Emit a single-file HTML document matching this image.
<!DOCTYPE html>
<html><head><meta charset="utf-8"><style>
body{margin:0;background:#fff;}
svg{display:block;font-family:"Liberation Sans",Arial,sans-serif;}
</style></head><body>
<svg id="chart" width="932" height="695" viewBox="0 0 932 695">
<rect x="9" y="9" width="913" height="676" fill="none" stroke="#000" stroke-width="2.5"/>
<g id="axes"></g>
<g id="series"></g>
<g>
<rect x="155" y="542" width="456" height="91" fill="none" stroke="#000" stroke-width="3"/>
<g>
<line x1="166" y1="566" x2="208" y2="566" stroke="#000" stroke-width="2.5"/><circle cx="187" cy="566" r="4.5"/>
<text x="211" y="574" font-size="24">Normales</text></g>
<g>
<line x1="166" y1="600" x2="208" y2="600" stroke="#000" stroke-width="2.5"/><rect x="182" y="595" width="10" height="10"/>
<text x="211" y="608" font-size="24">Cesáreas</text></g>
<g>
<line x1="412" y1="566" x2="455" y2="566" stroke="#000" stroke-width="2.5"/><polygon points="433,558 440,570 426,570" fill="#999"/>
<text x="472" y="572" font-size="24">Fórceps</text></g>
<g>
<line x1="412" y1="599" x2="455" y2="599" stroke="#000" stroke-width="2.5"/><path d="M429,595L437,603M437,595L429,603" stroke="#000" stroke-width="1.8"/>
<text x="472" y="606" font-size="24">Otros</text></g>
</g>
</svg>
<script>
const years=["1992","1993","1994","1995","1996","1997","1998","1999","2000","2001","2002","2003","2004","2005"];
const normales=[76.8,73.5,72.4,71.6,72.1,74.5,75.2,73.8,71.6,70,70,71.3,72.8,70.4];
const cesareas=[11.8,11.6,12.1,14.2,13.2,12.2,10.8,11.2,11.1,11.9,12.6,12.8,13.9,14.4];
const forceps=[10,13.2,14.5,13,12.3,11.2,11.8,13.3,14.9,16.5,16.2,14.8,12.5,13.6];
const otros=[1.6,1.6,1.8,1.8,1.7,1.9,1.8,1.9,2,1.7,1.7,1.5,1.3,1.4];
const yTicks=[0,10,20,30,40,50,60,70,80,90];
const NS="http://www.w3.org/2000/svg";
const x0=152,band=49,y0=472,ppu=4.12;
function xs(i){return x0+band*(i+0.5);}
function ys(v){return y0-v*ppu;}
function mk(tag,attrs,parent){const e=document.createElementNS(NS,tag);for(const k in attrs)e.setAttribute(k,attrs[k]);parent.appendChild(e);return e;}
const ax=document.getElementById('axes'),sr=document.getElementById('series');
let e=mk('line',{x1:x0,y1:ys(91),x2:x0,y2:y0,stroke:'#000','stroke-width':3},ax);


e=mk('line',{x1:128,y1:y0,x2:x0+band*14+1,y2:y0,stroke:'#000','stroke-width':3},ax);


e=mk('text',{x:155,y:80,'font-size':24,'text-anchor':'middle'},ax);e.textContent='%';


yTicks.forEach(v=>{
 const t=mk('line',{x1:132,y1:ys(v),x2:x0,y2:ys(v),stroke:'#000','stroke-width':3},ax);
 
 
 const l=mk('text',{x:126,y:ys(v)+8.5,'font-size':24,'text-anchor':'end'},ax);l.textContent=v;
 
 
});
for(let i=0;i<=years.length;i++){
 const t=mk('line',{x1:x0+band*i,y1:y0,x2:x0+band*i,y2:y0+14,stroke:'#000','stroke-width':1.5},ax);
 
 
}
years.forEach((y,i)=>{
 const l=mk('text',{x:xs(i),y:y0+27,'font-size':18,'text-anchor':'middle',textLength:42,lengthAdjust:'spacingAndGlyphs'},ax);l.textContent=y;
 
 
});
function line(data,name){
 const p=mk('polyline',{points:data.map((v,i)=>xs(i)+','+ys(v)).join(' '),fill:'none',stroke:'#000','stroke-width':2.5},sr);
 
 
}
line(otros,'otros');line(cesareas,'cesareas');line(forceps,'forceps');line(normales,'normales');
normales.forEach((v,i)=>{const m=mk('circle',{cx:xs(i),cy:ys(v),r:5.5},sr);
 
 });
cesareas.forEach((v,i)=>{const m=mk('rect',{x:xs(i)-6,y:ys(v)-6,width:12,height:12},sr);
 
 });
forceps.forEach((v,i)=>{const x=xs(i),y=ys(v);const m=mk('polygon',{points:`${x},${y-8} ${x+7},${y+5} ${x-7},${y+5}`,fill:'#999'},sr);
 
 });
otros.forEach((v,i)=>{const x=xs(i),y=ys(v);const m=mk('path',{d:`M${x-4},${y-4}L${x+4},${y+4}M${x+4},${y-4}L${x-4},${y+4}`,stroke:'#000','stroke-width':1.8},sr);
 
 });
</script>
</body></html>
--
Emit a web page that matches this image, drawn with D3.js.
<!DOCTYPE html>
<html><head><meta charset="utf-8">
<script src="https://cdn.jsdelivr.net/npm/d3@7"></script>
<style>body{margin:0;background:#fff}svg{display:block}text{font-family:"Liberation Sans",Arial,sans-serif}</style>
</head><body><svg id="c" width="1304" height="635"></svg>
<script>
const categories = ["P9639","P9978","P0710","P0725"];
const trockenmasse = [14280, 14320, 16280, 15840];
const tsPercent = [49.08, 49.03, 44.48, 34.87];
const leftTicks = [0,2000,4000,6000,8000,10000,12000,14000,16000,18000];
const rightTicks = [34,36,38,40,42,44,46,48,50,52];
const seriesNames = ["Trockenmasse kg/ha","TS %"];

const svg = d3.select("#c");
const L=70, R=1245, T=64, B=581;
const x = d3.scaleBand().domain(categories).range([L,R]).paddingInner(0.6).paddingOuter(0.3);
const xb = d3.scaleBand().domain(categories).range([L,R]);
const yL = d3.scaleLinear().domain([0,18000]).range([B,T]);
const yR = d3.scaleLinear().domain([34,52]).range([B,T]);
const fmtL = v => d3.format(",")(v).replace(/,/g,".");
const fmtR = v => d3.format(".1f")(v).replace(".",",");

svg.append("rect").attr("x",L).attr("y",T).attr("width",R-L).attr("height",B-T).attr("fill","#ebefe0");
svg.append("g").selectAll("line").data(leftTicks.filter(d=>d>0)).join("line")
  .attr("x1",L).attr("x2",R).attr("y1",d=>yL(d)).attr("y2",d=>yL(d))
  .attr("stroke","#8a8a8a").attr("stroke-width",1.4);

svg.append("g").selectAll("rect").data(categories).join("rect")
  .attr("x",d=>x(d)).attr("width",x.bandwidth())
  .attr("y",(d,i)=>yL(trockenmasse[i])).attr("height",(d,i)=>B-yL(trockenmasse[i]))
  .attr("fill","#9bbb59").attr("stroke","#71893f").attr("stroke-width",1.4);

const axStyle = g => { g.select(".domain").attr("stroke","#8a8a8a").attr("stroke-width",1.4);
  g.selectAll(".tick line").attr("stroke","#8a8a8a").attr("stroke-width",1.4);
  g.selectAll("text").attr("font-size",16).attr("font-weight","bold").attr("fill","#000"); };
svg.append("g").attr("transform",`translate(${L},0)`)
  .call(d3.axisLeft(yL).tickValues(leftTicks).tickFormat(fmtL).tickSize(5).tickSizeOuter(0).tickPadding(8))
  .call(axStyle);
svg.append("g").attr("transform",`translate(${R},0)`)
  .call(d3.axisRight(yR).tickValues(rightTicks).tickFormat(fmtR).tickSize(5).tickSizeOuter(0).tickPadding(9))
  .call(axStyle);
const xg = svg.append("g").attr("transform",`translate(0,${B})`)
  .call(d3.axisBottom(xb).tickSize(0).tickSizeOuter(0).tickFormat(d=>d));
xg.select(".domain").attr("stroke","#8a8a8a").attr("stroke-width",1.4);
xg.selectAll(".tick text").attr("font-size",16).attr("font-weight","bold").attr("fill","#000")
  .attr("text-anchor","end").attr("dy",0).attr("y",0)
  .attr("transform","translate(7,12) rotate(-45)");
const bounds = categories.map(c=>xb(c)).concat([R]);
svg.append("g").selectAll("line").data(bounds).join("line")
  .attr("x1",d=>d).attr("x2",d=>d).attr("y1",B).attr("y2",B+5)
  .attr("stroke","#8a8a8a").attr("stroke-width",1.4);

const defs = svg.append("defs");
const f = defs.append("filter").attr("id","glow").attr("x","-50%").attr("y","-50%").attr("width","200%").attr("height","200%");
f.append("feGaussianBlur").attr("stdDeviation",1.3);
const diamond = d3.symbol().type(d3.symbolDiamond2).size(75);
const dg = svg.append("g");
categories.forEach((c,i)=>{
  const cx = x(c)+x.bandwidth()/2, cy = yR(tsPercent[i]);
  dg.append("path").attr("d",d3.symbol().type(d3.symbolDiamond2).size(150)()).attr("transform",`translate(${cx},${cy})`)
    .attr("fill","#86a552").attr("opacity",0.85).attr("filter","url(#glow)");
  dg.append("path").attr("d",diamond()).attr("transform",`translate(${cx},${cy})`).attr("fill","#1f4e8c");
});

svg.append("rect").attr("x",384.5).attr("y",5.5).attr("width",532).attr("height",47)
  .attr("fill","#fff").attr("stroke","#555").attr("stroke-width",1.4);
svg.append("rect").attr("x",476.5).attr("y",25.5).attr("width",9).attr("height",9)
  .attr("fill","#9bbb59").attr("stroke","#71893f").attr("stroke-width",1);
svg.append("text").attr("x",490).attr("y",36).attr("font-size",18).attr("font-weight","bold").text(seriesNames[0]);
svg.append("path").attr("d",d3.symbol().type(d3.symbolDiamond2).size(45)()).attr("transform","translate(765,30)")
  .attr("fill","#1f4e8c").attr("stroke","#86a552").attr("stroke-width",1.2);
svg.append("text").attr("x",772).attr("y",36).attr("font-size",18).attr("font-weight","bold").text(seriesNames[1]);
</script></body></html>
* * *
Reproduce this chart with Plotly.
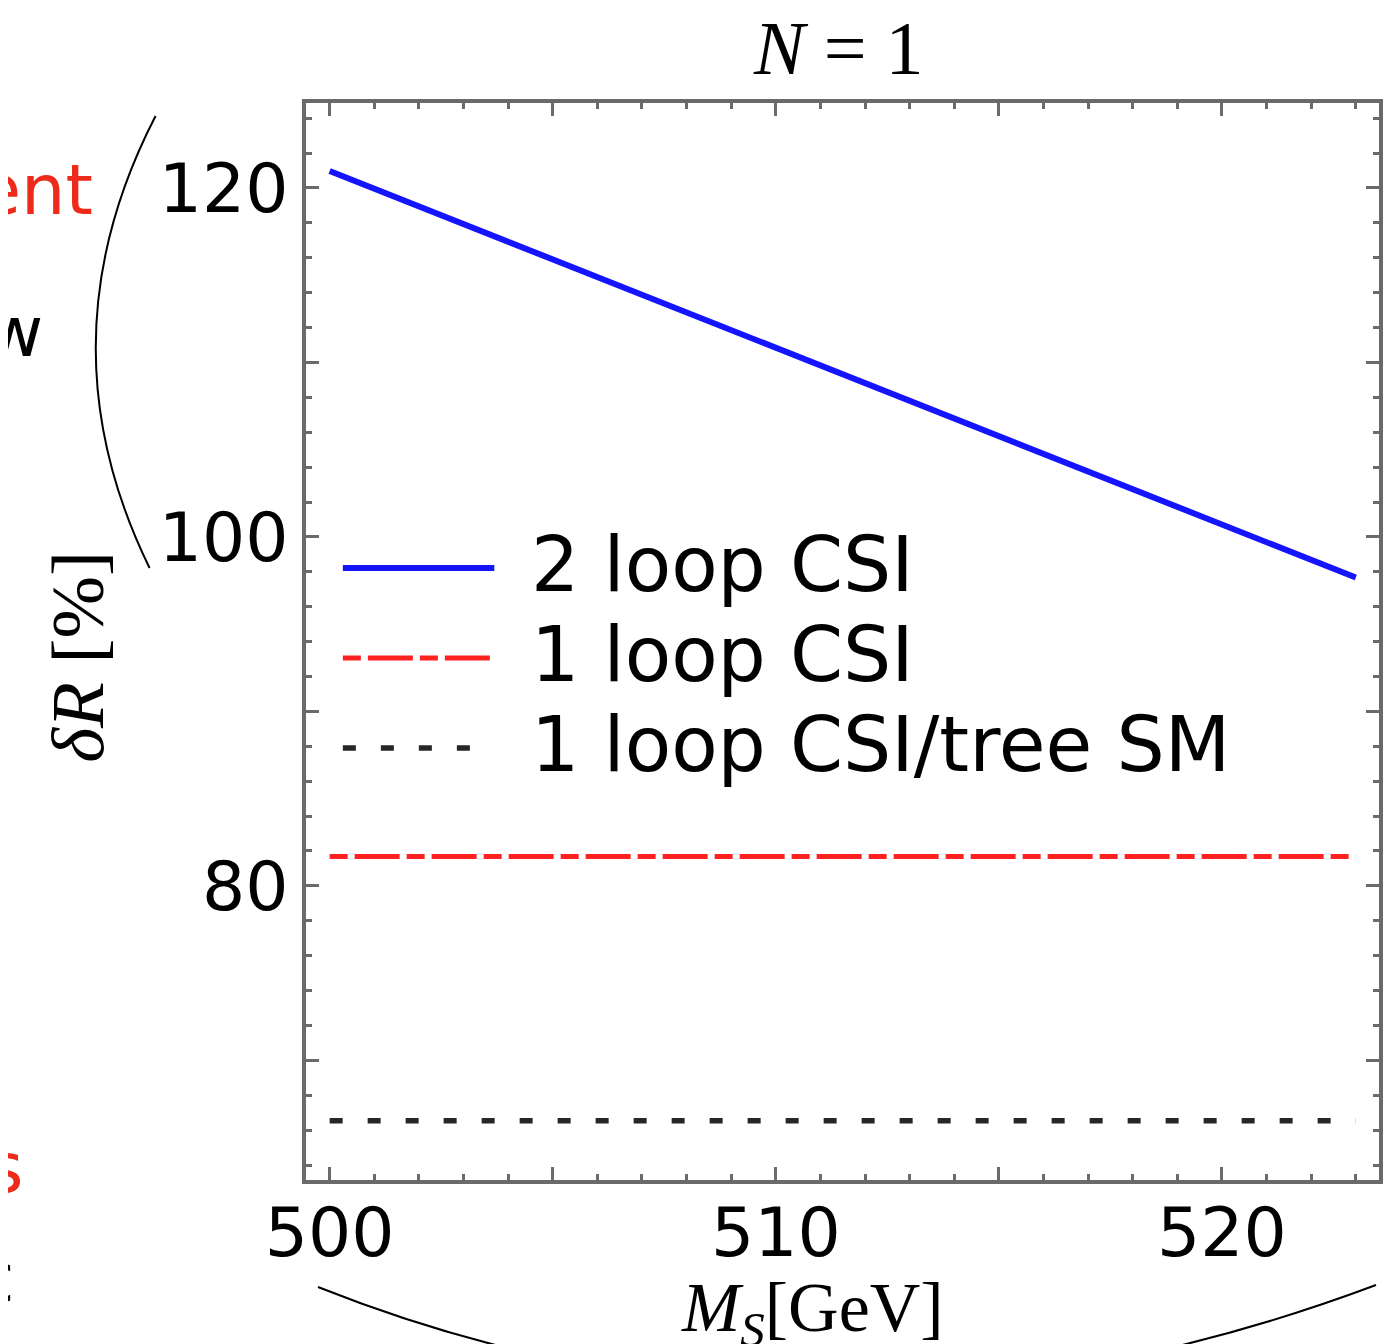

→ WORK REQUIRED
Every line that holds the word "document" should be extracted.

→ THE SOLUTION
Emit a single-file HTML document matching this image.
function mk(tag,attrs,parent){const e=document.createElementNS(NS,tag);for(const k in attrs)e.setAttribute(k,attrs[k]);parent.appendChild(e);return e;}
const ax=document.getElementById('axes'),sr=document.getElementById('series');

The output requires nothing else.